>>>

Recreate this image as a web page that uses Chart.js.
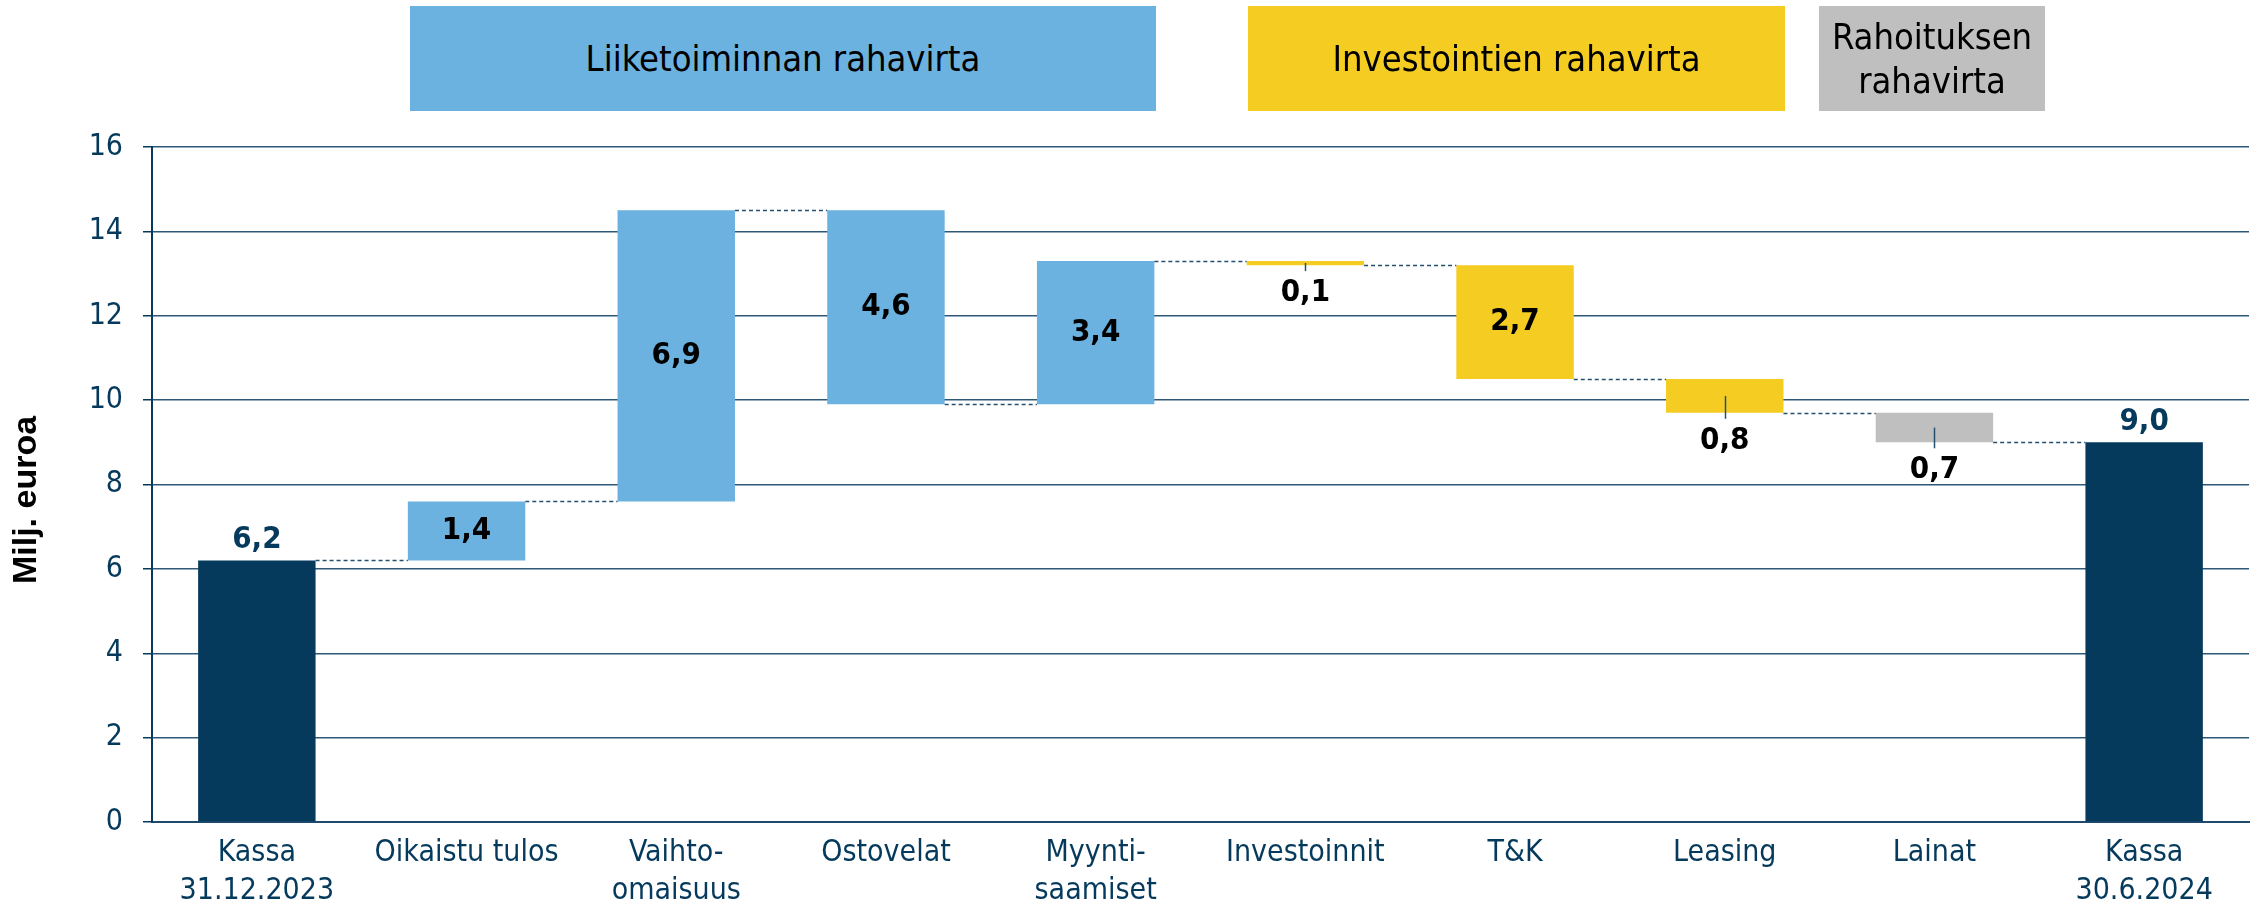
<!DOCTYPE html>
<html>
<head>
<meta charset="utf-8">
<script src="https://cdn.jsdelivr.net/npm/chart.js@4.4.1/dist/chart.umd.min.js"></script>
<style>
    html, body { margin: 0; padding: 0; background: #fff; }
    #wrap { position: relative; width: 2265px; height: 908px; }
    #kaavio { position: absolute; left: 0; top: 0; }
    .lohko {
        position: absolute; top: 6px; height: 105px;
        display: flex; align-items: center; justify-content: center; text-align: center;
        font-family: "DejaVu Sans Condensed", "DejaVu Sans", sans-serif;
        font-size: 36px; line-height: 1.2; color: #000;
    }
</style>
</head>
<body>
<div id="wrap">
    <canvas id="kaavio" width="2265" height="908"></canvas>
    <div class="lohko" style="left:410px; width:746px; background:#6CB2E0;">Liiketoiminnan rahavirta</div>
    <div class="lohko" style="left:1248px; width:537px; background:#F5CD22;">Investointien rahavirta</div>
    <div class="lohko" style="left:1819px; width:226px; background:#BFBFBF;">Rahoituksen<br>rahavirta</div>
</div>
<script>
var kategoriat = [['Kassa', '31.12.2023'], 'Oikaistu tulos', ['Vaihto-', 'omaisuus'], 'Ostovelat',
    ['Myynti-', 'saamiset'], 'Investoinnit', 'T&K', 'Leasing', 'Lainat', ['Kassa', '30.6.2024']];
var kassaAlku = 6.2;
var muutokset = [1.4, 6.9, -4.6, 3.4, -0.1, -2.7, -0.8, -0.7];
var kassaLoppu = 9.0;
var yTicks = [0, 2, 4, 6, 8, 10, 12, 14, 16];
var yOtsikko = 'Milj. euroa';

var varit = ['#053A5C', '#6CB2E0', '#6CB2E0', '#6CB2E0', '#6CB2E0',
    '#F5CD22', '#F5CD22', '#F5CD22', '#BFBFBF', '#053A5C'];
// missä arvo näytetään: yla = palkin yläpuolella, keski = palkin sisällä, ala = alle viivan kanssa
var sijainnit = ['yla', 'keski', 'keski', 'keski', 'keski', 'ala', 'keski', 'ala', 'ala', 'yla'];

var fontti = '"DejaVu Sans Condensed", "DejaVu Sans", sans-serif';

// kelluvat palkit [alku, loppu]
var palkit = [[0, kassaAlku]];
var arvot = [kassaAlku];
var taso = kassaAlku;
muutokset.forEach(function (m) {
    var uusi = Math.round((taso + m) * 10) / 10;
    palkit.push([taso, uusi]);
    arvot.push(Math.abs(m));
    taso = uusi;
});
palkit.push([0, kassaLoppu]);
arvot.push(kassaLoppu);

var vesiputous = {
    id: 'vesiputous',
    afterDatasetsDraw: function (chart) {
        var ctx = chart.ctx;
        var meta = chart.getDatasetMeta(0);
        var y = chart.scales.y;
        ctx.save();

        // katkoviivat palkista seuraavaan
        ctx.setLineDash([4, 3]);
        ctx.strokeStyle = '#24506F';
        ctx.lineWidth = 1.6;
        for (var i = 0; i < meta.data.length - 1; i++) {
            var a = meta.data[i], b = meta.data[i + 1];
            var py = Math.round(y.getPixelForValue(palkit[i][1])) + 0.5;
            ctx.beginPath();
            ctx.moveTo(a.x + a.width / 2, py);
            ctx.lineTo(b.x - b.width / 2, py);
            ctx.stroke();
        }
        ctx.setLineDash([]);

        ctx.textAlign = 'center';
        ctx.font = 'bold 31px ' + fontti;
        meta.data.forEach(function (bar, i) {
            var yla = Math.min(bar.y, bar.base), ala = Math.max(bar.y, bar.base);
            var teksti = arvot[i].toFixed(1).replace('.', ',');
            if (sijainnit[i] === 'yla') {
                ctx.fillStyle = '#053A5C';
                ctx.textBaseline = 'alphabetic';
                ctx.fillText(teksti, bar.x, yla - 12);
            } else if (sijainnit[i] === 'keski') {
                ctx.fillStyle = '#000';
                ctx.textBaseline = 'middle';
                ctx.fillText(teksti, bar.x, (yla + ala) / 2);
            } else {
                ctx.strokeStyle = '#24506F';
                ctx.lineWidth = 1.5;
                ctx.beginPath();
                ctx.moveTo(Math.round(bar.x) + 0.5, (yla + ala) / 2);
                ctx.lineTo(Math.round(bar.x) + 0.5, ala + 6);
                ctx.stroke();
                ctx.fillStyle = '#000';
                ctx.textBaseline = 'middle';
                ctx.fillText(teksti, bar.x, ala + 28);
            }
        });

        // y-akselin otsikko
        ctx.translate(27, 500);
        ctx.rotate(-Math.PI / 2);
        ctx.font = 'bold 34px "Liberation Sans", Arial, sans-serif';
        ctx.fillStyle = '#000';
        ctx.textBaseline = 'middle';
        ctx.fillText(yOtsikko, 0, 0);
        ctx.restore();
    }
};

new Chart(document.getElementById('kaavio'), {
    type: 'bar',
    data: {
        labels: kategoriat,
        datasets: [{
            data: palkit,
            backgroundColor: varit,
            borderWidth: 0,
            barPercentage: 0.56,
            categoryPercentage: 1
        }]
    },
    options: {
        responsive: false,
        animation: false,
        layout: { padding: { top: 147, right: 16, left: 0, bottom: 0 } },
        plugins: {
            legend: { display: false },
            tooltip: { enabled: false }
        },
        scales: {
            x: {
                grid: { display: false, drawTicks: false },
                border: { display: true, color: '#1F4A6B', width: 2 },
                ticks: {
                    color: '#053A5C',
                    font: { family: fontti, size: 30, lineHeight: 1.24 },
                    padding: 13,
                    maxRotation: 0,
                    autoSkip: false
                },
                afterFit: function (s) { s.height = 86; }
            },
            y: {
                min: 0,
                max: 16,
                afterBuildTicks: function (s) {
                    s.ticks = yTicks.map(function (v) { return { value: v }; });
                },
                grid: { color: '#2E5878', lineWidth: 1.5, tickLength: 9, tickColor: '#053A5C' },
                border: { color: '#053A5C', width: 2 },
                ticks: {
                    color: '#053A5C',
                    font: { family: fontti, size: 30 },
                    padding: 20
                },
                afterFit: function (s) { s.width = 152; }
            }
        }
    },
    plugins: [vesiputous]
});
</script>
</body>
</html>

<<<

◆ **Aim of the task**
Without including any pictures, reproduce the listing exactly.

◆ **Complete answer**
Recreate this image as a web page that uses Chart.js.
<!DOCTYPE html>
<html>
<head>
<meta charset="utf-8">
<script src="https://cdn.jsdelivr.net/npm/chart.js@4.4.1/dist/chart.umd.min.js"></script>
<style>
    html, body { margin: 0; padding: 0; background: #fff; }
    #wrap { position: relative; width: 2265px; height: 908px; }
    #kaavio { position: absolute; left: 0; top: 0; }
    .lohko {
        position: absolute; top: 6px; height: 105px;
        display: flex; align-items: center; justify-content: center; text-align: center;
        font-family: "DejaVu Sans Condensed", "DejaVu Sans", sans-serif;
        font-size: 36px; line-height: 1.2; color: #000;
    }
</style>
</head>
<body>
<div id="wrap">
    <canvas id="kaavio" width="2265" height="908"></canvas>
    <div class="lohko" style="left:410px; width:746px; background:#6CB2E0;">Liiketoiminnan rahavirta</div>
    <div class="lohko" style="left:1248px; width:537px; background:#F5CD22;">Investointien rahavirta</div>
    <div class="lohko" style="left:1819px; width:226px; background:#BFBFBF;">Rahoituksen<br>rahavirta</div>
</div>
<script>
var kategoriat = [['Kassa', '31.12.2023'], 'Oikaistu tulos', ['Vaihto-', 'omaisuus'], 'Ostovelat',
    ['Myynti-', 'saamiset'], 'Investoinnit', 'T&K', 'Leasing', 'Lainat', ['Kassa', '30.6.2024']];
var kassaAlku = 6.2;
var muutokset = [1.4, 6.9, -4.6, 3.4, -0.1, -2.7, -0.8, -0.7];
var kassaLoppu = 9.0;
var yTicks = [0, 2, 4, 6, 8, 10, 12, 14, 16];
var yOtsikko = 'Milj. euroa';

var varit = ['#053A5C', '#6CB2E0', '#6CB2E0', '#6CB2E0', '#6CB2E0',
    '#F5CD22', '#F5CD22', '#F5CD22', '#BFBFBF', '#053A5C'];
// missä arvo näytetään: yla = palkin yläpuolella, keski = palkin sisällä, ala = alle viivan kanssa
var sijainnit = ['yla', 'keski', 'keski', 'keski', 'keski', 'ala', 'keski', 'ala', 'ala', 'yla'];

var fontti = '"DejaVu Sans Condensed", "DejaVu Sans", sans-serif';

// kelluvat palkit [alku, loppu]
var palkit = [[0, kassaAlku]];
var arvot = [kassaAlku];
var taso = kassaAlku;
muutokset.forEach(function (m) {
    var uusi = Math.round((taso + m) * 10) / 10;
    palkit.push([taso, uusi]);
    arvot.push(Math.abs(m));
    taso = uusi;
});
palkit.push([0, kassaLoppu]);
arvot.push(kassaLoppu);

var vesiputous = {
    id: 'vesiputous',
    afterDatasetsDraw: function (chart) {
        var ctx = chart.ctx;
        var meta = chart.getDatasetMeta(0);
        var y = chart.scales.y;
        ctx.save();

        // katkoviivat palkista seuraavaan
        ctx.setLineDash([4, 3]);
        ctx.strokeStyle = '#24506F';
        ctx.lineWidth = 1.6;
        for (var i = 0; i < meta.data.length - 1; i++) {
            var a = meta.data[i], b = meta.data[i + 1];
            var py = Math.round(y.getPixelForValue(palkit[i][1])) + 0.5;
            ctx.beginPath();
            ctx.moveTo(a.x + a.width / 2, py);
            ctx.lineTo(b.x - b.width / 2, py);
            ctx.stroke();
        }
        ctx.setLineDash([]);

        ctx.textAlign = 'center';
        ctx.font = 'bold 31px ' + fontti;
        meta.data.forEach(function (bar, i) {
            var yla = Math.min(bar.y, bar.base), ala = Math.max(bar.y, bar.base);
            var teksti = arvot[i].toFixed(1).replace('.', ',');
            if (sijainnit[i] === 'yla') {
                ctx.fillStyle = '#053A5C';
                ctx.textBaseline = 'alphabetic';
                ctx.fillText(teksti, bar.x, yla - 12);
            } else if (sijainnit[i] === 'keski') {
                ctx.fillStyle = '#000';
                ctx.textBaseline = 'middle';
                ctx.fillText(teksti, bar.x, (yla + ala) / 2);
            } else {
                ctx.strokeStyle = '#24506F';
                ctx.lineWidth = 1.5;
                ctx.beginPath();
                ctx.moveTo(Math.round(bar.x) + 0.5, (yla + ala) / 2);
                ctx.lineTo(Math.round(bar.x) + 0.5, ala + 6);
                ctx.stroke();
                ctx.fillStyle = '#000';
                ctx.textBaseline = 'middle';
                ctx.fillText(teksti, bar.x, ala + 28);
            }
        });

        // y-akselin otsikko
        ctx.translate(27, 500);
        ctx.rotate(-Math.PI / 2);
        ctx.font = 'bold 34px "Liberation Sans", Arial, sans-serif';
        ctx.fillStyle = '#000';
        ctx.textBaseline = 'middle';
        ctx.fillText(yOtsikko, 0, 0);
        ctx.restore();
    }
};

new Chart(document.getElementById('kaavio'), {
    type: 'bar',
    data: {
        labels: kategoriat,
        datasets: [{
            data: palkit,
            backgroundColor: varit,
            borderWidth: 0,
            barPercentage: 0.56,
            categoryPercentage: 1
        }]
    },
    options: {
        responsive: false,
        animation: false,
        layout: { padding: { top: 147, right: 16, left: 0, bottom: 0 } },
        plugins: {
            legend: { display: false },
            tooltip: { enabled: false }
        },
        scales: {
            x: {
                grid: { display: false, drawTicks: false },
                border: { display: true, color: '#1F4A6B', width: 2 },
                ticks: {
                    color: '#053A5C',
                    font: { family: fontti, size: 30, lineHeight: 1.24 },
                    padding: 13,
                    maxRotation: 0,
                    autoSkip: false
                },
                afterFit: function (s) { s.height = 86; }
            },
            y: {
                min: 0,
                max: 16,
                afterBuildTicks: function (s) {
                    s.ticks = yTicks.map(function (v) { return { value: v }; });
                },
                grid: { color: '#2E5878', lineWidth: 1.5, tickLength: 9, tickColor: '#053A5C' },
                border: { color: '#053A5C', width: 2 },
                ticks: {
                    color: '#053A5C',
                    font: { family: fontti, size: 30 },
                    padding: 20
                },
                afterFit: function (s) { s.width = 152; }
            }
        }
    },
    plugins: [vesiputous]
});
</script>
</body>
</html>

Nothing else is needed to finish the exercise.